Counterargument 4: Research on less capable systems might generalize to more capable systems, even if the systems are not very similar

Even if the safety tools we’re building right now are useless for aligning a generally capable agent, we’ll have a huge stack of less useful tools and past mistakes to learn from once we get to aligning a true AGI. There is at least some evidence that tools built for a certain safety-related task help us solve other safety problems quicker. For example, my impression is that having already done similar research on computer vision models, Chris Olah’s team at Anthropic was able to make progress on interpreting transformer language models faster than they would have otherwise (I’m not affiliated with Anthropic in any way, though, so please correct me if I’m wrong on this). In the same way, it seems possible that ability to interpret less capable systems really well could help us build interpretability tools for more capable ones.

I would also expect highly theoretical work such as MIRI’s research on the foundations of agency and John Wentworth’s theory of natural abstractions to be useful for aligning an arbitrarily powerful system, provided that these theories have become sufficiently refined by the time we need them. In general, if one buys the argument of Rich Sutton’s “The Bitter Lesson”, it seems preferable to do safety research on simpler AI models and methods that look like they might generalize better (again, conditional on that it’s possible to make progress on the problem quickly enough). Here, Dan Hendrycks and Thomas Woodside give a related overview of the dynamic of creative destruction of old methods in machine learning.

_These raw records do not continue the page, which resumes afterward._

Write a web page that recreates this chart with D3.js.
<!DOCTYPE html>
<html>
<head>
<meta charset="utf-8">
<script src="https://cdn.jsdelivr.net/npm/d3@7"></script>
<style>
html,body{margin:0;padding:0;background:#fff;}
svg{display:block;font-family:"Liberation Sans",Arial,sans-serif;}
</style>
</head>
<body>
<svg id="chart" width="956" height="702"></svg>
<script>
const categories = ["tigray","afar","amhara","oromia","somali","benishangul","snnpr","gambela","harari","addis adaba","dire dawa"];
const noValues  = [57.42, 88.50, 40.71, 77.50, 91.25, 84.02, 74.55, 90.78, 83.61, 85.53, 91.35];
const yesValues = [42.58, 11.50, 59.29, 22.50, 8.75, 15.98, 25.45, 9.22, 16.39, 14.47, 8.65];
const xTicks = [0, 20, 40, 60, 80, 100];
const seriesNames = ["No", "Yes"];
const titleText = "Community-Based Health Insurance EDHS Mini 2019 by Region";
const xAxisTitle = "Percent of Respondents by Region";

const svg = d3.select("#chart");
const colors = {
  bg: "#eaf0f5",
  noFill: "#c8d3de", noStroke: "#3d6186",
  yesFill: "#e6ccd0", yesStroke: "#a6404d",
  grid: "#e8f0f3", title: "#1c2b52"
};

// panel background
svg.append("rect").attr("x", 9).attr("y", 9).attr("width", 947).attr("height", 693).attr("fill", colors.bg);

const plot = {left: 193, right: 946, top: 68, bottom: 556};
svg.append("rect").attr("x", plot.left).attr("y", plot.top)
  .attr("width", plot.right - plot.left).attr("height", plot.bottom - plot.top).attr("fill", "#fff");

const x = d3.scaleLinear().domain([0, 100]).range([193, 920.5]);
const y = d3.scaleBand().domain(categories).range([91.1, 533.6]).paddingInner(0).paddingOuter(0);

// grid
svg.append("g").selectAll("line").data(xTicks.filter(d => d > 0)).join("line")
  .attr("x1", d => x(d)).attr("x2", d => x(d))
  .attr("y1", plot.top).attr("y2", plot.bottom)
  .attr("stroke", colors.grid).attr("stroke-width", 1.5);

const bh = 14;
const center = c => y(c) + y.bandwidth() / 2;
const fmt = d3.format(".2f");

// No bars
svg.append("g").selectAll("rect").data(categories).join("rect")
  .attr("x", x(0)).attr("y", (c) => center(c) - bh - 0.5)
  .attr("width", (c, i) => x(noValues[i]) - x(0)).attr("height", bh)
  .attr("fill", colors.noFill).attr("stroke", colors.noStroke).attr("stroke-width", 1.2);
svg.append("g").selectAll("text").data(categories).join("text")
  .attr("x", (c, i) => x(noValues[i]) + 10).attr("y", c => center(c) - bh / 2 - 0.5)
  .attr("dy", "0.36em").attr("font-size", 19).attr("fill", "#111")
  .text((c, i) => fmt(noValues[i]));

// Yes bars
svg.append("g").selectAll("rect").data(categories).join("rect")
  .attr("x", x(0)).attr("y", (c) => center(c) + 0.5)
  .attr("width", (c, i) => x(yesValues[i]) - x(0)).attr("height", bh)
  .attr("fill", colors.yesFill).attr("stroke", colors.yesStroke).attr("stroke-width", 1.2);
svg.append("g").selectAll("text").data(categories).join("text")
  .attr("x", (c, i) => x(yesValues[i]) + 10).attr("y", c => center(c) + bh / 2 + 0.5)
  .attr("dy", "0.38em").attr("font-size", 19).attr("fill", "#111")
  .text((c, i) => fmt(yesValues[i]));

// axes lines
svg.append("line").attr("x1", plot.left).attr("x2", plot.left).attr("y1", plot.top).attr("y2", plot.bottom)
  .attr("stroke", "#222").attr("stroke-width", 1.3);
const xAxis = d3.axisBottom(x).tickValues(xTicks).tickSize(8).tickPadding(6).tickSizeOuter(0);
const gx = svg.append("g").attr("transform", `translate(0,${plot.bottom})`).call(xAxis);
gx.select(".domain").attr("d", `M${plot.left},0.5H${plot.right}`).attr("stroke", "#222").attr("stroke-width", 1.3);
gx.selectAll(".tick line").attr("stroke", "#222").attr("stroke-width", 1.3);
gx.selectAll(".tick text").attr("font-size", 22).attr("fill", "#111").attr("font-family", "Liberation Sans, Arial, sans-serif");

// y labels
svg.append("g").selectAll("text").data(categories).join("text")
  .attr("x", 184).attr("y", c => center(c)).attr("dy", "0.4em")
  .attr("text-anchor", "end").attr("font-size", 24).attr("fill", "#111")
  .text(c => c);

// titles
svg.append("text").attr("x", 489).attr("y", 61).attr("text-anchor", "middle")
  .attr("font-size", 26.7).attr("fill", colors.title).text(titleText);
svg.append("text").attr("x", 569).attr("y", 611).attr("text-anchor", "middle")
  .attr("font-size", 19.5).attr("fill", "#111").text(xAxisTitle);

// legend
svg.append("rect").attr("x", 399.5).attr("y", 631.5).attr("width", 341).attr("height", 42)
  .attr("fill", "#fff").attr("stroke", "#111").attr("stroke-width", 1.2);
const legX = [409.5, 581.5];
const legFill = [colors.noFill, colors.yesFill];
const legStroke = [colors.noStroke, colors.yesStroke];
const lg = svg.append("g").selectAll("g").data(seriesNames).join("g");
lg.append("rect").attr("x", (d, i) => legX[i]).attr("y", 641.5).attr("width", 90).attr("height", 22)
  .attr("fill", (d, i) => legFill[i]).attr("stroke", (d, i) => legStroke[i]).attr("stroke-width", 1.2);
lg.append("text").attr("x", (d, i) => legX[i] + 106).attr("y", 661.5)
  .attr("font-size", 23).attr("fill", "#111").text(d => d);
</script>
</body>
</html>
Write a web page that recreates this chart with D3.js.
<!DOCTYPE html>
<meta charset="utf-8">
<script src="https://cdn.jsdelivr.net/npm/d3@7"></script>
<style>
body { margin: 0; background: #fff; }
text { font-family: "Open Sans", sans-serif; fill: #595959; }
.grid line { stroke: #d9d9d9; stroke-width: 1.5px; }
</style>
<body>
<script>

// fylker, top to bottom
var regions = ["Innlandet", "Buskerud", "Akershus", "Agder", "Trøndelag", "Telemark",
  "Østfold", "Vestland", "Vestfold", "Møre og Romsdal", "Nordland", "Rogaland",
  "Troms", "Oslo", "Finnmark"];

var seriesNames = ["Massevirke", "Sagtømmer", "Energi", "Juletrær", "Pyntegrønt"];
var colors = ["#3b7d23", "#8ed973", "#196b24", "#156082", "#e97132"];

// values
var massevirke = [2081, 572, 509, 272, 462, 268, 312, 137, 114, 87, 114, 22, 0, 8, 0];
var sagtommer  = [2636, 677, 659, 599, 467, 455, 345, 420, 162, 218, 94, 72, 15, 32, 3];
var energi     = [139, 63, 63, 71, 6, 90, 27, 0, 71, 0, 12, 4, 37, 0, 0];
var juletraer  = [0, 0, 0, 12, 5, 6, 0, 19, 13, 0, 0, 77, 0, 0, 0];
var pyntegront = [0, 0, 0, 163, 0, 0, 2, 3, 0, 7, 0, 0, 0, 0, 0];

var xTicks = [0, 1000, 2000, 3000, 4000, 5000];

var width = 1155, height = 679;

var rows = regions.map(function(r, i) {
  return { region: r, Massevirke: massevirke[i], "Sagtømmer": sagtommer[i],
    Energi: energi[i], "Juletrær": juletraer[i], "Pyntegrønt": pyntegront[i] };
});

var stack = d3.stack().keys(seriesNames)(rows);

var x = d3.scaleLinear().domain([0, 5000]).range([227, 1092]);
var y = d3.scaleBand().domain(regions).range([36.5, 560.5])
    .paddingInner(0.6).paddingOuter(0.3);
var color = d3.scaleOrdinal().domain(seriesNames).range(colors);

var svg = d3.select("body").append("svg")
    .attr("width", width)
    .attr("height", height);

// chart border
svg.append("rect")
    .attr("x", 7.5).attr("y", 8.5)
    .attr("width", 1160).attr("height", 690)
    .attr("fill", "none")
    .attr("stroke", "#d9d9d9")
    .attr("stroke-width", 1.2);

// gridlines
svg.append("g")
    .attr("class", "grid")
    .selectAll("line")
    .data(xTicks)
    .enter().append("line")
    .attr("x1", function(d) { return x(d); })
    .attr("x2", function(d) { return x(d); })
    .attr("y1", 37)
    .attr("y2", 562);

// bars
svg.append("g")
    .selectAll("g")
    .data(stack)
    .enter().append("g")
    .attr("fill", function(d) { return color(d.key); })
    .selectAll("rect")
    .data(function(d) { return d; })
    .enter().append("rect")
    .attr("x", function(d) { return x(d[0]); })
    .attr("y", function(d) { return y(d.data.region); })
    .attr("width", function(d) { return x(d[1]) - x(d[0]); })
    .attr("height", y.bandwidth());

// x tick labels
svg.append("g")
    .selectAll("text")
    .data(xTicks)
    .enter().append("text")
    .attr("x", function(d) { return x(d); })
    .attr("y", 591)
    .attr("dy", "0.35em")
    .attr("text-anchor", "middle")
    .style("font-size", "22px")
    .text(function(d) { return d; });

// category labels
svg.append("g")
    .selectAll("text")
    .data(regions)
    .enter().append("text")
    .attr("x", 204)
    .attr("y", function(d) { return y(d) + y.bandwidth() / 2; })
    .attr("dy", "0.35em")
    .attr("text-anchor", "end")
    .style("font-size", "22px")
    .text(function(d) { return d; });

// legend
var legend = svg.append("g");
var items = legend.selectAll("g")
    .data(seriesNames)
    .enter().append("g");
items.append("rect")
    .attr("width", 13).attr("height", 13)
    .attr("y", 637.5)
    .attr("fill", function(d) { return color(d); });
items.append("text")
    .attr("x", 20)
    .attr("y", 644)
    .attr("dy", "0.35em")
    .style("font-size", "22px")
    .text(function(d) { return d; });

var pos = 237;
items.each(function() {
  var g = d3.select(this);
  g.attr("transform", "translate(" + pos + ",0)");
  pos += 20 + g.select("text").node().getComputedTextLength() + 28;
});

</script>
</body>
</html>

Counterargument 5: AI safety must have become an established field by the time AGI is closer

Hendrycks and Woodside write in their Pragmatic AI Safety sequence:

“Imagine you’re in the late 2000s and care about AI safety. It is very difficult to imagine that you could have developed any techniques or algorithms which would transfer to the present day. However, it might have been possible to develop datasets that would be used far into the future or amass safety researchers which could enable more safety research in the future. For instance, if more people had been focused on safety in 2009, we would likely have many more professors working on it in 2022, which would allow more students to be recruited to work on safety. In general, research ecosystems, safety culture, and datasets survive tsunamis.”

Even if we’re pretty clueless about the best directions of research right now, it’s essential that we have a fully functioning field of AI safety and an industry prioritizing a safety-first culture ready by the time we get dangerously close to building an AGI. Since we don’t know when we’ll hit that point of extreme danger, it’s better to start getting ready now. Currently, we don’t have enough people working on AI safety, as argued in counterargument 2, and, even though commercial incentives might make it impossible to make safety the principal concern in the field, safety culture can also certainly be improved.

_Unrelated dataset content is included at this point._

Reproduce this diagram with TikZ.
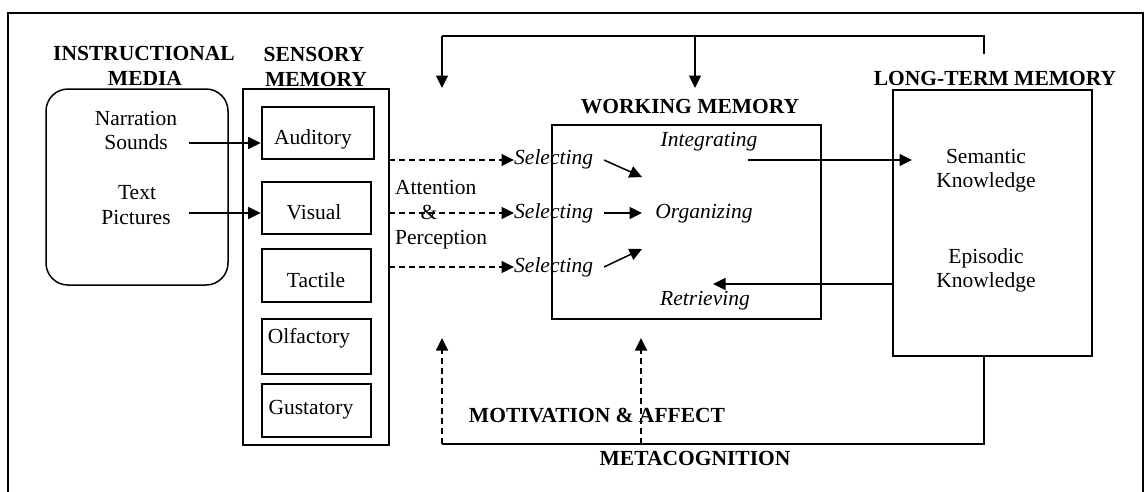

Counterargument 6: Some less capable systems also require safety work

A system doesn’t need to have human-level intelligence to require alignment work. Even if building an AGI system takes a lot longer than expected, safety research can still be useful for improving narrower models. For example, the more we give important decisions concerning policy or our everyday lives to narrow AI systems, the bigger our need to interpret the way they make decisions. This can both help us spot algorithmic bias and get a better overview of the AI system’s considerations behind making some decision. In this way, interpretability research can both help with AGI alignment and with making narrower systems safer and more useful.

I also think that there’s a lot of policy work required to make narrow AIs safe. For example, given the way autonomous weapons can lower the costs of going into wars, good policies around their use are probably vital for keeping the trend of yearly decrease in the number of wars going. And there are probably many other ways alignment work can contribute to making narrow AI systems better that don’t come to my mind at the moment. Sure, none of the problems mentioned under this argument are existential risks, but preventing a single war through successful policies would already save thousands of lives.